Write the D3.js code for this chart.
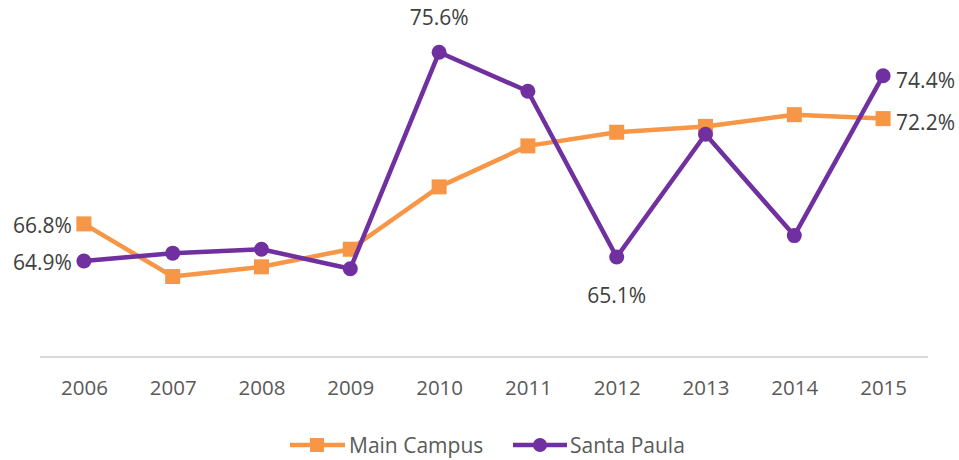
<!DOCTYPE html>
<html>
<head>
<meta charset="utf-8">
<script src="https://cdn.jsdelivr.net/npm/d3@7"></script>
<style>
  html, body { margin: 0; padding: 0; background: #fff; }
  text { font-family: "Open Sans", sans-serif; }
</style>
</head>
<body>
<svg id="chart" width="959" height="460"></svg>
<script>
const years = ["2006","2007","2008","2009","2010","2011","2012","2013","2014","2015"];
const mainCampus = [66.8, 64.1, 64.6, 65.5, 68.7, 70.8, 71.5, 71.8, 72.4, 72.2];
const santaPaula = [64.9, 65.3, 65.5, 64.5, 75.6, 73.6, 65.1, 71.4, 66.2, 74.4];
const seriesNames = ["Main Campus", "Santa Paula"];
const yDomain = [60, 80];

const svg = d3.select("#chart");
const orange = "#F79646", purple = "#7030A0";

const x = d3.scalePoint().domain(years).range([39.5, 927.5]).padding(0.5);
const y = d3.scaleLinear().domain(yDomain).range([356.5, -33.5]);

// x axis
const xAxis = d3.axisBottom(x).tickSize(0).tickPadding(0);
const gx = svg.append("g").attr("transform", "translate(0,356.5)").call(xAxis);
gx.select(".domain").attr("stroke", "#d9d9d9").attr("stroke-width", 2);
gx.selectAll("text").attr("font-family", "Open Sans, sans-serif").attr("font-size", 20.5)
  .attr("fill", "#595959").attr("dy", "0").attr("y", 38);

const line = d3.line().x((d, i) => x(years[i])).y(d => y(d));

// Main Campus
svg.append("path").datum(mainCampus).attr("d", line).attr("fill", "none")
  .attr("stroke", orange).attr("stroke-width", 4.5).attr("stroke-linejoin", "round");
svg.selectAll("rect.mc").data(mainCampus).enter().append("rect").attr("class", "mc")
  .attr("x", (d, i) => x(years[i]) - 7.5).attr("y", d => y(d) - 7.5)
  .attr("width", 15).attr("height", 15).attr("fill", orange);

// Santa Paula
svg.append("path").datum(santaPaula).attr("d", line).attr("fill", "none")
  .attr("stroke", purple).attr("stroke-width", 4.5).attr("stroke-linejoin", "round");
svg.selectAll("circle.sp").data(santaPaula).enter().append("circle").attr("class", "sp")
  .attr("cx", (d, i) => x(years[i])).attr("cy", d => y(d)).attr("r", 7.5).attr("fill", purple);

// data labels
const fmt = v => v.toFixed(1) + "%";
function label(series, idx, dx, dy, anchor) {
  svg.append("text").attr("x", x(years[idx]) + dx).attr("y", y(series[idx]) + dy)
    .attr("text-anchor", anchor).attr("dominant-baseline", "central")
    .attr("font-size", 21).attr("fill", "#404040").text(fmt(series[idx]));
}
label(mainCampus, 0, -12, 1, "end");
label(santaPaula, 0, -12, 1, "end");
label(santaPaula, 4, 0, -35, "middle");
label(santaPaula, 6, 0, 38, "middle");
label(santaPaula, 9, 13, 4, "start");
label(mainCampus, 9, 13, 3, "start");

// legend
const lg = svg.append("g");
lg.append("line").attr("x1", 290).attr("x2", 345).attr("y1", 445).attr("y2", 445)
  .attr("stroke", orange).attr("stroke-width", 4.5);
lg.append("rect").attr("x", 310).attr("y", 438).attr("width", 14).attr("height", 14).attr("fill", orange);
lg.append("text").attr("x", 349).attr("y", 445).attr("dominant-baseline", "central")
  .attr("font-size", 21).attr("fill", "#595959").text(seriesNames[0]);
lg.append("line").attr("x1", 513).attr("x2", 567).attr("y1", 445).attr("y2", 445)
  .attr("stroke", purple).attr("stroke-width", 4.5);
lg.append("circle").attr("cx", 540).attr("cy", 445).attr("r", 7).attr("fill", purple);
lg.append("text").attr("x", 570).attr("y", 445).attr("dominant-baseline", "central")
  .attr("font-size", 21).attr("fill", "#595959").text(seriesNames[1]);
</script>
</body>
</html>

WORK INSTRUCTIONS — Are you able to set down all the lines above exactly, without any pictures?

FINAL ANSWER —
Write the D3.js code for this chart.
<!DOCTYPE html>
<html>
<head>
<meta charset="utf-8">
<script src="https://cdn.jsdelivr.net/npm/d3@7"></script>
<style>
  html, body { margin: 0; padding: 0; background: #fff; }
  text { font-family: "Open Sans", sans-serif; }
</style>
</head>
<body>
<svg id="chart" width="959" height="460"></svg>
<script>
const years = ["2006","2007","2008","2009","2010","2011","2012","2013","2014","2015"];
const mainCampus = [66.8, 64.1, 64.6, 65.5, 68.7, 70.8, 71.5, 71.8, 72.4, 72.2];
const santaPaula = [64.9, 65.3, 65.5, 64.5, 75.6, 73.6, 65.1, 71.4, 66.2, 74.4];
const seriesNames = ["Main Campus", "Santa Paula"];
const yDomain = [60, 80];

const svg = d3.select("#chart");
const orange = "#F79646", purple = "#7030A0";

const x = d3.scalePoint().domain(years).range([39.5, 927.5]).padding(0.5);
const y = d3.scaleLinear().domain(yDomain).range([356.5, -33.5]);

// x axis
const xAxis = d3.axisBottom(x).tickSize(0).tickPadding(0);
const gx = svg.append("g").attr("transform", "translate(0,356.5)").call(xAxis);
gx.select(".domain").attr("stroke", "#d9d9d9").attr("stroke-width", 2);
gx.selectAll("text").attr("font-family", "Open Sans, sans-serif").attr("font-size", 20.5)
  .attr("fill", "#595959").attr("dy", "0").attr("y", 38);

const line = d3.line().x((d, i) => x(years[i])).y(d => y(d));

// Main Campus
svg.append("path").datum(mainCampus).attr("d", line).attr("fill", "none")
  .attr("stroke", orange).attr("stroke-width", 4.5).attr("stroke-linejoin", "round");
svg.selectAll("rect.mc").data(mainCampus).enter().append("rect").attr("class", "mc")
  .attr("x", (d, i) => x(years[i]) - 7.5).attr("y", d => y(d) - 7.5)
  .attr("width", 15).attr("height", 15).attr("fill", orange);

// Santa Paula
svg.append("path").datum(santaPaula).attr("d", line).attr("fill", "none")
  .attr("stroke", purple).attr("stroke-width", 4.5).attr("stroke-linejoin", "round");
svg.selectAll("circle.sp").data(santaPaula).enter().append("circle").attr("class", "sp")
  .attr("cx", (d, i) => x(years[i])).attr("cy", d => y(d)).attr("r", 7.5).attr("fill", purple);

// data labels
const fmt = v => v.toFixed(1) + "%";
function label(series, idx, dx, dy, anchor) {
  svg.append("text").attr("x", x(years[idx]) + dx).attr("y", y(series[idx]) + dy)
    .attr("text-anchor", anchor).attr("dominant-baseline", "central")
    .attr("font-size", 21).attr("fill", "#404040").text(fmt(series[idx]));
}
label(mainCampus, 0, -12, 1, "end");
label(santaPaula, 0, -12, 1, "end");
label(santaPaula, 4, 0, -35, "middle");
label(santaPaula, 6, 0, 38, "middle");
label(santaPaula, 9, 13, 4, "start");
label(mainCampus, 9, 13, 3, "start");

// legend
const lg = svg.append("g");
lg.append("line").attr("x1", 290).attr("x2", 345).attr("y1", 445).attr("y2", 445)
  .attr("stroke", orange).attr("stroke-width", 4.5);
lg.append("rect").attr("x", 310).attr("y", 438).attr("width", 14).attr("height", 14).attr("fill", orange);
lg.append("text").attr("x", 349).attr("y", 445).attr("dominant-baseline", "central")
  .attr("font-size", 21).attr("fill", "#595959").text(seriesNames[0]);
lg.append("line").attr("x1", 513).attr("x2", 567).attr("y1", 445).attr("y2", 445)
  .attr("stroke", purple).attr("stroke-width", 4.5);
lg.append("circle").attr("cx", 540).attr("cy", 445).attr("r", 7).attr("fill", purple);
lg.append("text").attr("x", 570).attr("y", 445).attr("dominant-baseline", "central")
  .attr("font-size", 21).attr("fill", "#595959").text(seriesNames[1]);
</script>
</body>
</html>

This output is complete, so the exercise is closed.